Effective damage detection method based on electromechanical impedance and parallel connection of the transducers

Abstract

Several research studies aim to employ the electromechanical impedance method (EMI) for effective health monitoring. At the same time, limited studies focused on increasing damage detection efficiency using a combination of sensors under noise and temperature variation. This novel research aims to outperform the temperature compensation algorithm development by using a robust multiple-sensor instrumentational strategy for damage detection in structures. This research combines EMI resistance data in parallel connection for damage detection in the steel beam structure.
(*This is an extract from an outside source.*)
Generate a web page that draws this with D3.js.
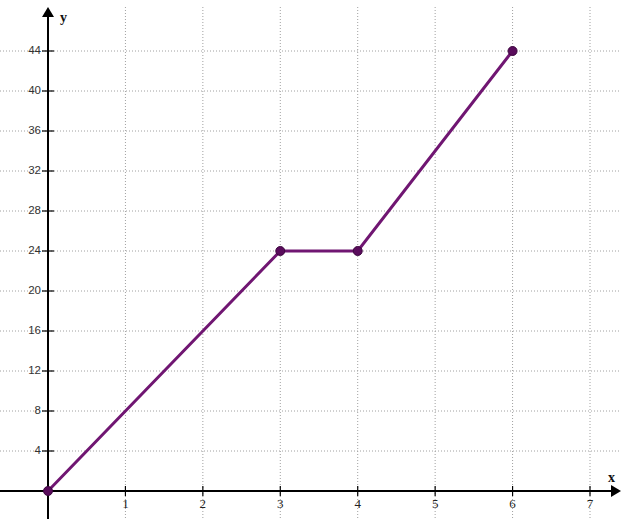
<!DOCTYPE html>
<html>
<head>
<meta charset="utf-8">
<script src="https://cdn.jsdelivr.net/npm/d3@7"></script>
<style>
  body { margin: 0; background: #fff; }
  svg { display: block; }
  .ylab { font-family: "Liberation Sans", Arial, sans-serif; font-size: 11.5px; fill: #333; }
  .xlab { font-family: "Liberation Serif", "Times New Roman", serif; font-size: 13px; fill: #222; }
  .axis-title { font-family: "Liberation Serif", "Times New Roman", serif; font-size: 14px; font-weight: bold; fill: #111; }
</style>
</head>
<body>
<div class="wrapper"></div>
<script>
const xValues = [0, 3, 4, 6]
const yValues = [0, 24, 24, 44]
const xTicks = [1, 2, 3, 4, 5, 6, 7]
const yTicks = [4, 8, 12, 16, 20, 24, 28, 32, 36, 40, 44]

const dimensions = { width: 627, height: 519 }

const xScale = d3.scaleLinear().domain([0, 7]).range([48, 590])
const yScale = d3.scaleLinear().domain([0, 44]).range([491, 51])

const svg = d3.select(".wrapper").append("svg")
    .attr("width", dimensions.width)
    .attr("height", dimensions.height)

// grid
svg.append("g").selectAll("line")
    .data(xTicks)
    .join("line")
    .attr("x1", d => xScale(d)).attr("x2", d => xScale(d))
    .attr("y1", 7).attr("y2", dimensions.height)
    .attr("stroke", "#a0a0a0")
    .attr("stroke-dasharray", "1,2")

svg.append("g").selectAll("line")
    .data(yTicks)
    .join("line")
    .attr("x1", 0).attr("x2", 619)
    .attr("y1", d => yScale(d)).attr("y2", d => yScale(d))
    .attr("stroke", "#a0a0a0")
    .attr("stroke-dasharray", "1,2")

// axes
const x0 = xScale(0), y0 = yScale(0)
svg.append("line")
    .attr("x1", x0).attr("x2", x0)
    .attr("y1", dimensions.height).attr("y2", 16)
    .attr("stroke", "#000").attr("stroke-width", 2)
svg.append("path")
    .attr("d", `M${x0},7 L${x0 - 6},17 L${x0 + 6},17 Z`)
    .attr("fill", "#000")

svg.append("line")
    .attr("x1", 0).attr("x2", 612)
    .attr("y1", y0).attr("y2", y0)
    .attr("stroke", "#000").attr("stroke-width", 2)
svg.append("path")
    .attr("d", `M621,${y0} L611,${y0 - 6} L611,${y0 + 6} Z`)
    .attr("fill", "#000")

// ticks + labels
svg.append("g").selectAll("line")
    .data(yTicks)
    .join("line")
    .attr("x1", x0 - 6).attr("x2", x0 + 6)
    .attr("y1", d => yScale(d)).attr("y2", d => yScale(d))
    .attr("stroke", "#000").attr("stroke-width", 1.2)
svg.append("g").selectAll("text")
    .data(yTicks)
    .join("text")
    .attr("class", "ylab")
    .attr("x", x0 - 7)
    .attr("y", d => yScale(d))
    .attr("text-anchor", "end")
    .attr("dominant-baseline", "middle")
    .text(d => d)

svg.append("g").selectAll("line")
    .data(xTicks)
    .join("line")
    .attr("x1", d => xScale(d)).attr("x2", d => xScale(d))
    .attr("y1", y0 - 5).attr("y2", y0 + 5)
    .attr("stroke", "#000").attr("stroke-width", 1.2)
svg.append("g").selectAll("text")
    .data(xTicks)
    .join("text")
    .attr("class", "xlab")
    .attr("x", d => xScale(d))
    .attr("y", y0 + 17)
    .attr("text-anchor", "middle")
    .text(d => d)

svg.append("text").attr("class", "axis-title")
    .attr("x", 60).attr("y", 22).text("y")
svg.append("text").attr("class", "axis-title")
    .attr("x", 608).attr("y", 482).text("x")

// data line
const points = xValues.map((x, i) => [x, yValues[i]])
const lineGenerator = d3.line()
    .x(d => xScale(d[0]))
    .y(d => yScale(d[1]))

svg.append("path")
    .attr("d", lineGenerator(points))
    .attr("fill", "none")
    .attr("stroke", "#701672")
    .attr("stroke-width", 3)

svg.append("g").selectAll("circle")
    .data(points)
    .join("circle")
    .attr("cx", d => xScale(d[0]))
    .attr("cy", d => yScale(d[1]))
    .attr("r", 4.5)
    .attr("fill", "#5a0c5c")
    .attr("stroke", "#3d063f")
    .attr("stroke-width", 1)
</script>
</body>
</html>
The resistance parameters based on parallel combinations are studied and compared with the output of single transducers or series connections for the added simulated mass, and simulated cracks with variations of the temperature conditions. The performance comparison has been made in the selected frequency range of 1–100 kHz for the additional mass and 30-80 kHz for the simulated cracked steel beam. The damage sensitivity-based performance comparison has been studied using the root mean square deviation (RMSD) index. The resistance data fusion-based parallel connection has shown a better performance of damage detection capability over a single actuator or a series of connected actuators in varying environmental temperature conditions for the real crack and simulated added mass. The simulated added mass and crack are successfully detected at a higher temperature in the case of the parallel combination of the actuators.